Na cirurgia, o paciente estava desacordado e com anestesia geral. “O vergalhão foi puxado com o crânio aberto para que os médicos monitorassem qualquer atividade ou impacto sobre o cérebro. Ainda com o crânio aberto fizeram uma limpeza do cérebro com soro, depois o osso foi fixado com quatro pinos permanentes”.

A cirurgia foi considerada um sucesso pela equipe. Depois de cinco dias no CTI (Centro de Terapia Intensiva), o operário foi para a enfermaria onde ficou até esta quinta ao levar alta.

Caso único

Apesar de o hospital ser uma unidade de referência para emergência de traumas, o diretor do Miguel Couto admitiu que um caso desta envergadura foi uma “novidade” para toda a equipe.

“A gente recebe o tempo todo pacientes encaminhados por bombeiros com trauma. Estamos acostumados, recebemos um volume contínuo de pacientes com traumatismo, acidentes de trânsito e vítimas de tiros”, disse.

O hospital tem diariamente equipes a postos para receber casos de alta complexidade com médicos de neurocirurgia, ortopedia e cirurgia vascular, além de cirurgia geral.
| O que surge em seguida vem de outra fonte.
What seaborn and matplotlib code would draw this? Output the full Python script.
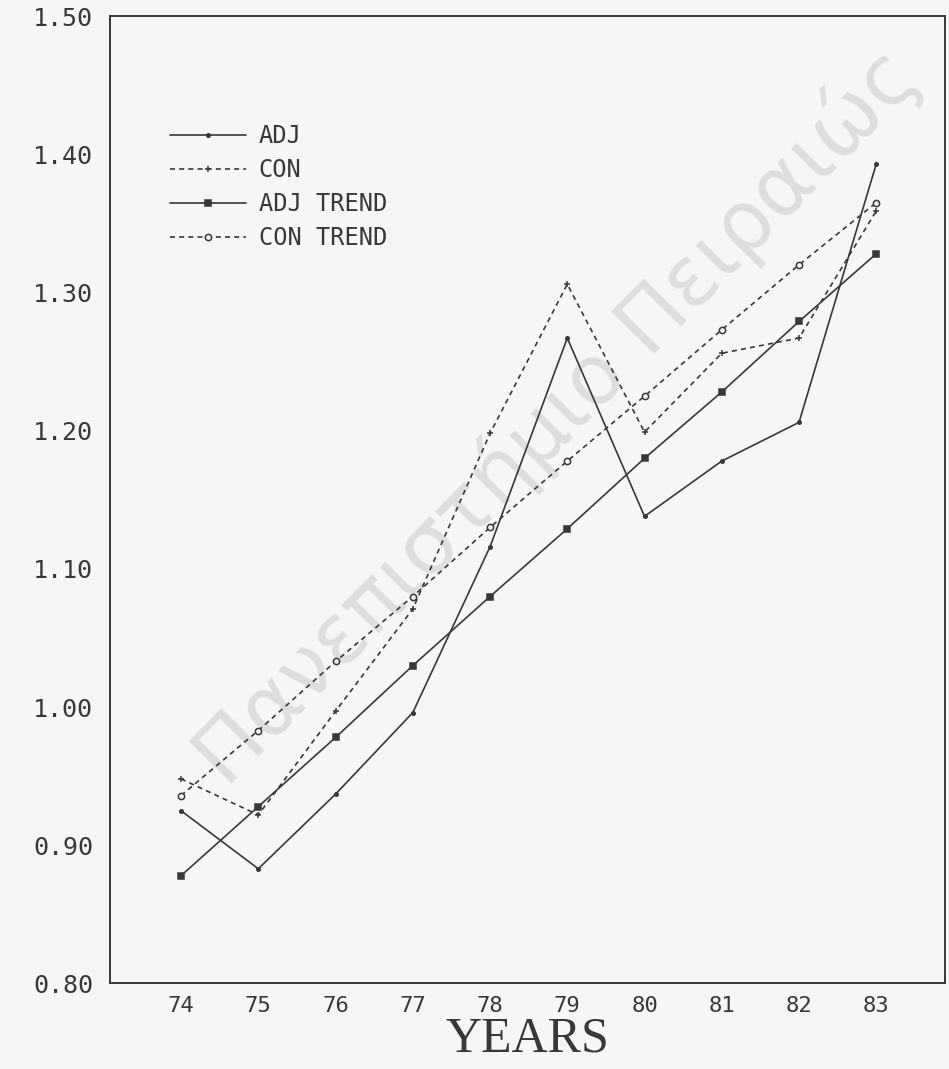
import numpy as np
import pandas as pd
import matplotlib
matplotlib.use("Agg")
import matplotlib.pyplot as plt
import seaborn as sns

years = [74, 75, 76, 77, 78, 79, 80, 81, 82, 83]
adj = [0.925, 0.883, 0.937, 0.996, 1.116, 1.267, 1.138, 1.178, 1.206, 1.393]
con = [0.948, 0.922, 0.997, 1.071, 1.198, 1.306, 1.199, 1.256, 1.267, 1.359]
adj_trend = [0.878, 0.928, 0.978, 1.030, 1.080, 1.129, 1.180, 1.228, 1.279, 1.328]
con_trend = [0.936, 0.983, 1.033, 1.080, 1.130, 1.178, 1.225, 1.273, 1.320, 1.365]
y_ticks = [0.80, 0.90, 1.00, 1.10, 1.20, 1.30, 1.40, 1.50]
watermark = "Πανεπιστήμιο Πειραιώς"

ink = "#383838"
paper = "#f6f6f4"

sns.set_style("white")
plt.rcParams["font.family"] = ["DejaVu Sans Mono", "DejaVu Sans"]

fig = plt.figure(figsize=(9.49, 10.69), dpi=100, facecolor=paper)
ax = fig.add_axes([0.1159, 0.0800, 0.8799, 0.9050])
ax.set_facecolor(paper)

dash = (0, (3, 2.5))
series = [
    ("ADJ", adj, "-", "o", 2.5, ink),
    ("CON", con, dash, "+", 5, ink),
    ("ADJ TREND", adj_trend, "-", "s", 4, ink),
    ("CON TREND", con_trend, dash, "o", 4.5, paper),
]
for name, vals, ls, mk, ms, face in series:
    df = pd.DataFrame({"year": years, "value": vals})
    sns.lineplot(data=df, x="year", y="value", ax=ax, color=ink, linewidth=1.2,
                 linestyle=ls, marker=mk, markersize=ms, markerfacecolor=face,
                 markeredgecolor=ink, markeredgewidth=1.1, label=name, zorder=3)

# scan watermark
ax.text(0.535, 0.585, watermark, transform=ax.transAxes, rotation=45.5,
        fontsize=60, color="#dedede", ha="center", va="center", zorder=1,
        family=["DejaVu Sans"])

ax.set_xlim(73.08, 83.89)
ax.set_ylim(0.80, 1.50)
ax.set_xticks(years)
ax.set_xticklabels([str(y) for y in years], fontsize=16, color=ink)
ax.set_yticks(y_ticks)
ax.set_yticklabels([f"{t:.2f}" for t in y_ticks], fontsize=18, color=ink)
ax.tick_params(axis="x", direction="in", length=18, width=1.2, color=ink, pad=9)
ax.tick_params(axis="y", direction="in", length=10, width=1.2, color=ink, pad=12)
ax.set_xlabel("YEARS", family=["Liberation Serif"], fontsize=36, color=ink, labelpad=0)
ax.set_ylabel("")

for sp in ax.spines.values():
    sp.set_visible(True)
    sp.set_color(ink)
    sp.set_linewidth(1.4)

leg = ax.legend(loc="upper left", bbox_to_anchor=(0.072, 0.888), frameon=False,
                fontsize=17, handlelength=3.2, handletextpad=0.55, labelspacing=0.42,
                borderpad=0, borderaxespad=0)
for t in leg.get_texts():
    t.set_color(ink)

fig.savefig("out.png", dpi=100, facecolor=paper)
Houve épocas que a unidade municipal chegou a receber 540 casos por ano de traumas oriundos de tiros. O mais comum, hoje, são traumatismos cranianos de pessoas que se envolvem em acidentes de trânsito, uma média de dois por dia. Só casos de acidentes com moto contabilizam 1.100 por ano.

Mas Leite foi o primeiro na história do hospital a ser vítima de um impacto tão grande e a sobreviver sem nenhuma sequela.

O operário está agora em casa e, em 15 dias, terá que retornar ao Miguel Couto para fazer uma revisão médica com testes neuropsicológicos para avaliar seus reflexos, reações, raciocínio e todos os sentidos. Em casos de trauma, os pacientes são acompanhados pelos médicos por um ano.